— start of WORKING DATA —
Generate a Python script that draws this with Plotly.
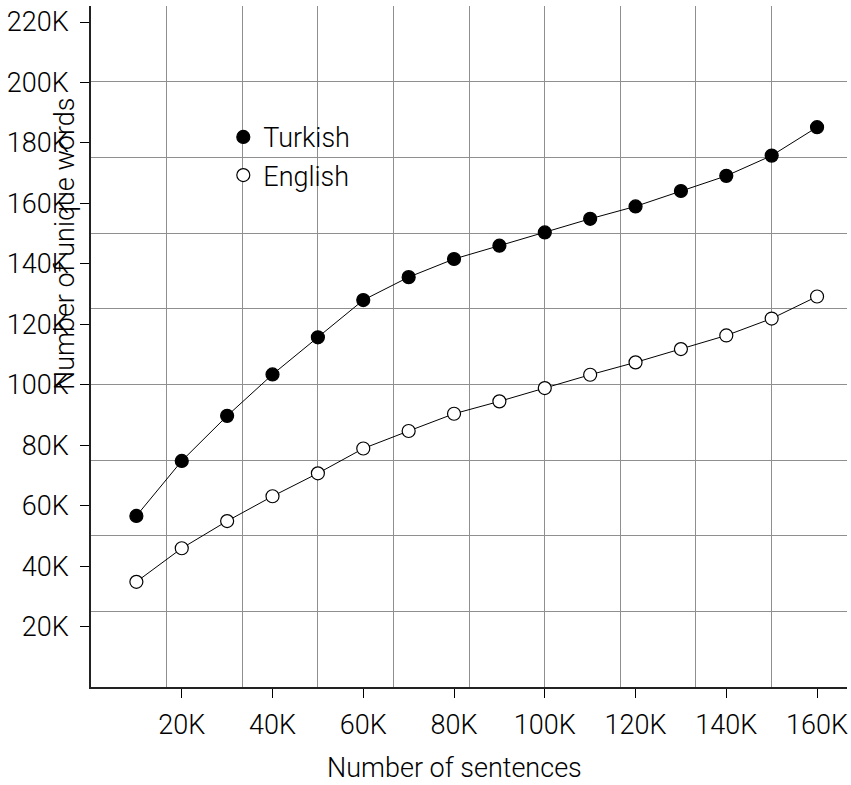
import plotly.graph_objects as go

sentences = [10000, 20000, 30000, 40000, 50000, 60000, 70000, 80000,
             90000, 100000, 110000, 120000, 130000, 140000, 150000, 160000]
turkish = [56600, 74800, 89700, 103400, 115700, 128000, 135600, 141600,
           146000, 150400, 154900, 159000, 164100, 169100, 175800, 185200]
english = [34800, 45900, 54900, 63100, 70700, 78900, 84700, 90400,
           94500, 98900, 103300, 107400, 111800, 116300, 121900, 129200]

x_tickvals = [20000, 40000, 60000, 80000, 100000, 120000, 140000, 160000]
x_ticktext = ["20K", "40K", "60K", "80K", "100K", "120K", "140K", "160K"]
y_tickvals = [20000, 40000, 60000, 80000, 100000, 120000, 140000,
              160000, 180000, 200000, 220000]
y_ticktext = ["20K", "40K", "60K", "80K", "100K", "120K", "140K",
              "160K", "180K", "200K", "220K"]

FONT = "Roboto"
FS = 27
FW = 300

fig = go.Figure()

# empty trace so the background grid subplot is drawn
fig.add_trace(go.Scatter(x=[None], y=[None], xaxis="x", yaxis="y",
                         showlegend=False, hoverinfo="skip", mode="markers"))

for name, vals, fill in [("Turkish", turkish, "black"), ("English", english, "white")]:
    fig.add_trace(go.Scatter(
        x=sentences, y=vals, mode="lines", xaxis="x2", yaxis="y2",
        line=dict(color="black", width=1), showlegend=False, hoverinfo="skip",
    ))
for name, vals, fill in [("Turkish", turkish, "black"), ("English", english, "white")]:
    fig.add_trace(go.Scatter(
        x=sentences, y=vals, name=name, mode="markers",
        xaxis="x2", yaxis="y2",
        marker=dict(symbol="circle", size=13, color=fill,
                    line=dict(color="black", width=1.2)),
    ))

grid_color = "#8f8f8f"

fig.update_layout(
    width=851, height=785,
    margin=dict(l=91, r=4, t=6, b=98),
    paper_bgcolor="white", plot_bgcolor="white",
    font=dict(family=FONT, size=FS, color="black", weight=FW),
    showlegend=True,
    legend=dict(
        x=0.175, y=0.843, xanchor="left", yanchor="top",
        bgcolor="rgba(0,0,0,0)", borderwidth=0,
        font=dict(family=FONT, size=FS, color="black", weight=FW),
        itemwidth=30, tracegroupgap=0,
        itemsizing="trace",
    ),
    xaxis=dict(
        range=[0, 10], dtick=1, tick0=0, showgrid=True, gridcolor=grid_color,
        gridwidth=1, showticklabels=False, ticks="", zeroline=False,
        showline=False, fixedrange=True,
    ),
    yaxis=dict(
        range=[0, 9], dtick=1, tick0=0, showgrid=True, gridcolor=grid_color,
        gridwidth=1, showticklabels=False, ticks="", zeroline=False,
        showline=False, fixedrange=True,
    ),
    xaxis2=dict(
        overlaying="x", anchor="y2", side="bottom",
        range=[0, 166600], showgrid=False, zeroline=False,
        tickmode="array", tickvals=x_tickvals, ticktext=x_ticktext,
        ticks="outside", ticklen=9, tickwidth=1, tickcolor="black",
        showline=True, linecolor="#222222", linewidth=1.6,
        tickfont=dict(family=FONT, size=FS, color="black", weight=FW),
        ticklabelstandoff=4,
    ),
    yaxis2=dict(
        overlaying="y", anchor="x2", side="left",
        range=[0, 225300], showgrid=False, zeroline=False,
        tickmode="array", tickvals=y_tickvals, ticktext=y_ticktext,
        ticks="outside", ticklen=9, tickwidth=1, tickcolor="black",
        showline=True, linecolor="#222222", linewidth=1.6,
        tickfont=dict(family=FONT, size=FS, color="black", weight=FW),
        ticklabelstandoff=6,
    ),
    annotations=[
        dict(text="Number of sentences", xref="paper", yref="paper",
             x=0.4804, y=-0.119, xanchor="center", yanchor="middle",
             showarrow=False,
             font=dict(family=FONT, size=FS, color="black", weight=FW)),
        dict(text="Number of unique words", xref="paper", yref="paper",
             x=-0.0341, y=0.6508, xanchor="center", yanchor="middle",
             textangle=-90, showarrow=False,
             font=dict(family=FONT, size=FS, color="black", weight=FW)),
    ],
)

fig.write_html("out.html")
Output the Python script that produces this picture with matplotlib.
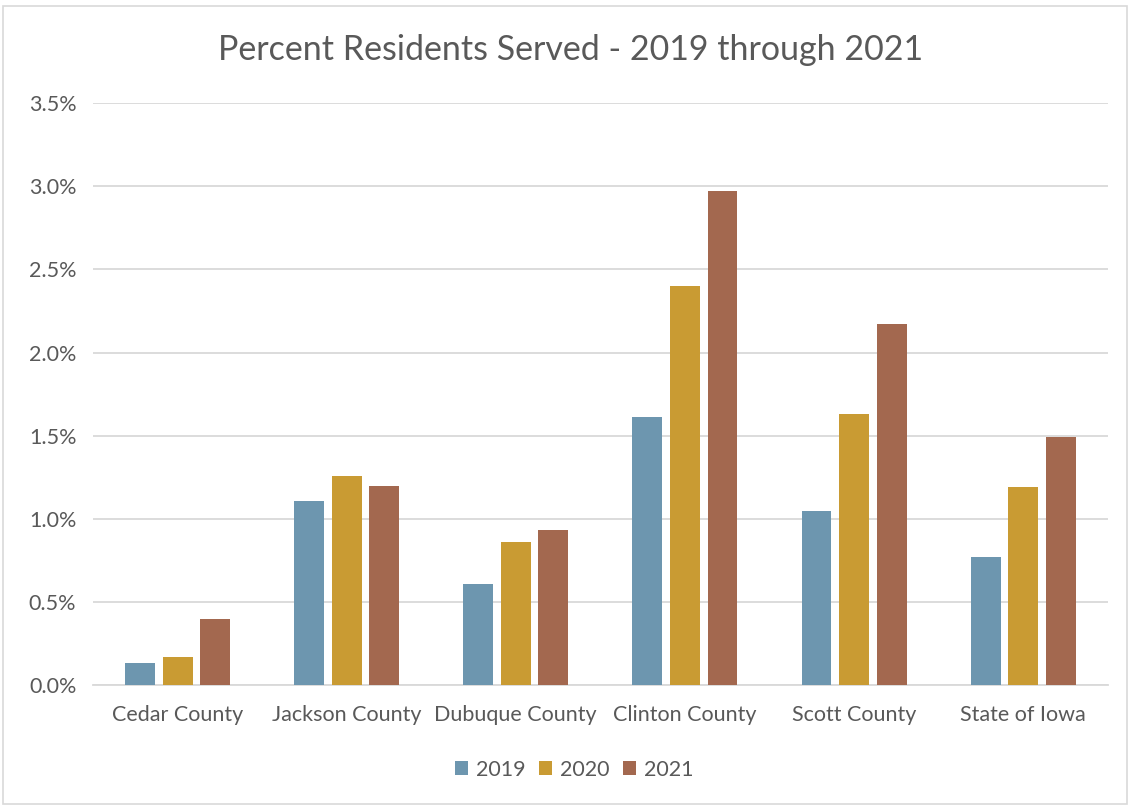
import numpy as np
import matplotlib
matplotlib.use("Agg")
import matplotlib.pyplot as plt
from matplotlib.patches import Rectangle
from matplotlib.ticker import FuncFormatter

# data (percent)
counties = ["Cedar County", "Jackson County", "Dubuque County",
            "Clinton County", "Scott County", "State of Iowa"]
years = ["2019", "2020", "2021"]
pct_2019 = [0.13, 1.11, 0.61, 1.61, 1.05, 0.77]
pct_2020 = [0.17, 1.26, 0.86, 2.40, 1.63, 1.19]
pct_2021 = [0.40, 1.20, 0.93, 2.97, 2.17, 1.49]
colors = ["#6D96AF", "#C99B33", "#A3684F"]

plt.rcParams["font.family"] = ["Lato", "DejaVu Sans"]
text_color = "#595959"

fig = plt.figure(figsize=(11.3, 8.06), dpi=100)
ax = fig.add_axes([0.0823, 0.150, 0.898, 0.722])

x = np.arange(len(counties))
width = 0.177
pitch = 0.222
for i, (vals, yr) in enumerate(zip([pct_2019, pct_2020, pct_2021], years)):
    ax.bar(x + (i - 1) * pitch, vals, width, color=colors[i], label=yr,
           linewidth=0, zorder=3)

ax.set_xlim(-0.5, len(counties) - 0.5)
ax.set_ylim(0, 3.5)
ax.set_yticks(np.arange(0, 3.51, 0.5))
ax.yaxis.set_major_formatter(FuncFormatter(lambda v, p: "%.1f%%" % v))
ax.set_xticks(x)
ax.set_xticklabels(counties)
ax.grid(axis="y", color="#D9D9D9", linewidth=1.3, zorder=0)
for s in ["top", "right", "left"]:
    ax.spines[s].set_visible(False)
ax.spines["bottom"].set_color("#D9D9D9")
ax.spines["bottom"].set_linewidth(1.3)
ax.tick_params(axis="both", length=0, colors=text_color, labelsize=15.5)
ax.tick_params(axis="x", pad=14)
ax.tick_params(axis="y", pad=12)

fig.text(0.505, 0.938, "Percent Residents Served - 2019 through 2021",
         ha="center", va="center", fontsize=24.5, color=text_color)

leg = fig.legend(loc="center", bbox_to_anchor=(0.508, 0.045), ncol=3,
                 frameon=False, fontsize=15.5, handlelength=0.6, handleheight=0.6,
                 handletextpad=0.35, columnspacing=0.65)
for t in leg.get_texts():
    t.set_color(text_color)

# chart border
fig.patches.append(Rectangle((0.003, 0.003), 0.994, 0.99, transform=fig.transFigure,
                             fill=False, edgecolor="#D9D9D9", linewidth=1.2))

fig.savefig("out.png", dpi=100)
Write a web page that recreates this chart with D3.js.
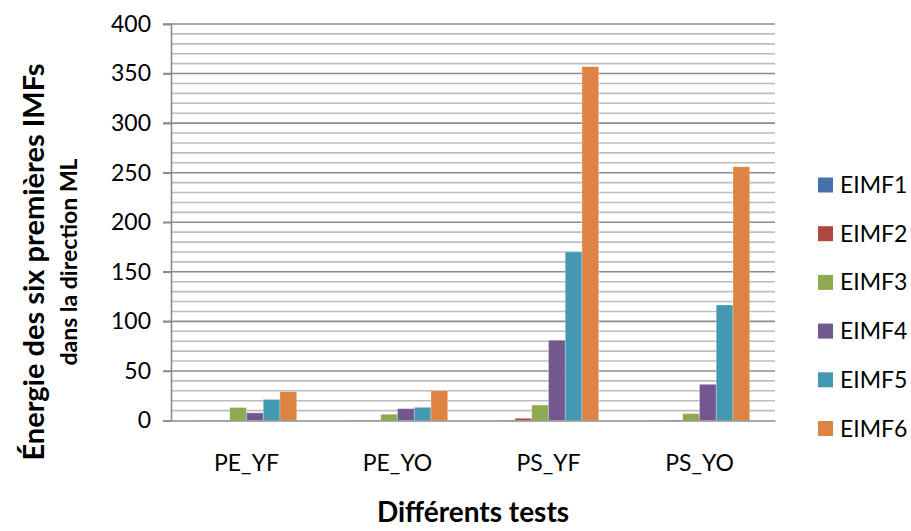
— end of WORKING DATA —
PROBLEM. Give the entries again without a single change, but with no pictures.

RESULT OF THE TASK.
Generate a Python script that draws this with Plotly.
import plotly.graph_objects as go

sentences = [10000, 20000, 30000, 40000, 50000, 60000, 70000, 80000,
             90000, 100000, 110000, 120000, 130000, 140000, 150000, 160000]
turkish = [56600, 74800, 89700, 103400, 115700, 128000, 135600, 141600,
           146000, 150400, 154900, 159000, 164100, 169100, 175800, 185200]
english = [34800, 45900, 54900, 63100, 70700, 78900, 84700, 90400,
           94500, 98900, 103300, 107400, 111800, 116300, 121900, 129200]

x_tickvals = [20000, 40000, 60000, 80000, 100000, 120000, 140000, 160000]
x_ticktext = ["20K", "40K", "60K", "80K", "100K", "120K", "140K", "160K"]
y_tickvals = [20000, 40000, 60000, 80000, 100000, 120000, 140000,
              160000, 180000, 200000, 220000]
y_ticktext = ["20K", "40K", "60K", "80K", "100K", "120K", "140K",
              "160K", "180K", "200K", "220K"]

FONT = "Roboto"
FS = 27
FW = 300

fig = go.Figure()

# empty trace so the background grid subplot is drawn
fig.add_trace(go.Scatter(x=[None], y=[None], xaxis="x", yaxis="y",
                         showlegend=False, hoverinfo="skip", mode="markers"))

for name, vals, fill in [("Turkish", turkish, "black"), ("English", english, "white")]:
    fig.add_trace(go.Scatter(
        x=sentences, y=vals, mode="lines", xaxis="x2", yaxis="y2",
        line=dict(color="black", width=1), showlegend=False, hoverinfo="skip",
    ))
for name, vals, fill in [("Turkish", turkish, "black"), ("English", english, "white")]:
    fig.add_trace(go.Scatter(
        x=sentences, y=vals, name=name, mode="markers",
        xaxis="x2", yaxis="y2",
        marker=dict(symbol="circle", size=13, color=fill,
                    line=dict(color="black", width=1.2)),
    ))

grid_color = "#8f8f8f"

fig.update_layout(
    width=851, height=785,
    margin=dict(l=91, r=4, t=6, b=98),
    paper_bgcolor="white", plot_bgcolor="white",
    font=dict(family=FONT, size=FS, color="black", weight=FW),
    showlegend=True,
    legend=dict(
        x=0.175, y=0.843, xanchor="left", yanchor="top",
        bgcolor="rgba(0,0,0,0)", borderwidth=0,
        font=dict(family=FONT, size=FS, color="black", weight=FW),
        itemwidth=30, tracegroupgap=0,
        itemsizing="trace",
    ),
    xaxis=dict(
        range=[0, 10], dtick=1, tick0=0, showgrid=True, gridcolor=grid_color,
        gridwidth=1, showticklabels=False, ticks="", zeroline=False,
        showline=False, fixedrange=True,
    ),
    yaxis=dict(
        range=[0, 9], dtick=1, tick0=0, showgrid=True, gridcolor=grid_color,
        gridwidth=1, showticklabels=False, ticks="", zeroline=False,
        showline=False, fixedrange=True,
    ),
    xaxis2=dict(
        overlaying="x", anchor="y2", side="bottom",
        range=[0, 166600], showgrid=False, zeroline=False,
        tickmode="array", tickvals=x_tickvals, ticktext=x_ticktext,
        ticks="outside", ticklen=9, tickwidth=1, tickcolor="black",
        showline=True, linecolor="#222222", linewidth=1.6,
        tickfont=dict(family=FONT, size=FS, color="black", weight=FW),
        ticklabelstandoff=4,
    ),
    yaxis2=dict(
        overlaying="y", anchor="x2", side="left",
        range=[0, 225300], showgrid=False, zeroline=False,
        tickmode="array", tickvals=y_tickvals, ticktext=y_ticktext,
        ticks="outside", ticklen=9, tickwidth=1, tickcolor="black",
        showline=True, linecolor="#222222", linewidth=1.6,
        tickfont=dict(family=FONT, size=FS, color="black", weight=FW),
        ticklabelstandoff=6,
    ),
    annotations=[
        dict(text="Number of sentences", xref="paper", yref="paper",
             x=0.4804, y=-0.119, xanchor="center", yanchor="middle",
             showarrow=False,
             font=dict(family=FONT, size=FS, color="black", weight=FW)),
        dict(text="Number of unique words", xref="paper", yref="paper",
             x=-0.0341, y=0.6508, xanchor="center", yanchor="middle",
             textangle=-90, showarrow=False,
             font=dict(family=FONT, size=FS, color="black", weight=FW)),
    ],
)

fig.write_html("out.html")
Output the Python script that produces this picture with matplotlib.
import numpy as np
import matplotlib
matplotlib.use("Agg")
import matplotlib.pyplot as plt
from matplotlib.patches import Rectangle
from matplotlib.ticker import FuncFormatter

# data (percent)
counties = ["Cedar County", "Jackson County", "Dubuque County",
            "Clinton County", "Scott County", "State of Iowa"]
years = ["2019", "2020", "2021"]
pct_2019 = [0.13, 1.11, 0.61, 1.61, 1.05, 0.77]
pct_2020 = [0.17, 1.26, 0.86, 2.40, 1.63, 1.19]
pct_2021 = [0.40, 1.20, 0.93, 2.97, 2.17, 1.49]
colors = ["#6D96AF", "#C99B33", "#A3684F"]

plt.rcParams["font.family"] = ["Lato", "DejaVu Sans"]
text_color = "#595959"

fig = plt.figure(figsize=(11.3, 8.06), dpi=100)
ax = fig.add_axes([0.0823, 0.150, 0.898, 0.722])

x = np.arange(len(counties))
width = 0.177
pitch = 0.222
for i, (vals, yr) in enumerate(zip([pct_2019, pct_2020, pct_2021], years)):
    ax.bar(x + (i - 1) * pitch, vals, width, color=colors[i], label=yr,
           linewidth=0, zorder=3)

ax.set_xlim(-0.5, len(counties) - 0.5)
ax.set_ylim(0, 3.5)
ax.set_yticks(np.arange(0, 3.51, 0.5))
ax.yaxis.set_major_formatter(FuncFormatter(lambda v, p: "%.1f%%" % v))
ax.set_xticks(x)
ax.set_xticklabels(counties)
ax.grid(axis="y", color="#D9D9D9", linewidth=1.3, zorder=0)
for s in ["top", "right", "left"]:
    ax.spines[s].set_visible(False)
ax.spines["bottom"].set_color("#D9D9D9")
ax.spines["bottom"].set_linewidth(1.3)
ax.tick_params(axis="both", length=0, colors=text_color, labelsize=15.5)
ax.tick_params(axis="x", pad=14)
ax.tick_params(axis="y", pad=12)

fig.text(0.505, 0.938, "Percent Residents Served - 2019 through 2021",
         ha="center", va="center", fontsize=24.5, color=text_color)

leg = fig.legend(loc="center", bbox_to_anchor=(0.508, 0.045), ncol=3,
                 frameon=False, fontsize=15.5, handlelength=0.6, handleheight=0.6,
                 handletextpad=0.35, columnspacing=0.65)
for t in leg.get_texts():
    t.set_color(text_color)

# chart border
fig.patches.append(Rectangle((0.003, 0.003), 0.994, 0.99, transform=fig.transFigure,
                             fill=False, edgecolor="#D9D9D9", linewidth=1.2))

fig.savefig("out.png", dpi=100)
Write a web page that recreates this chart with D3.js.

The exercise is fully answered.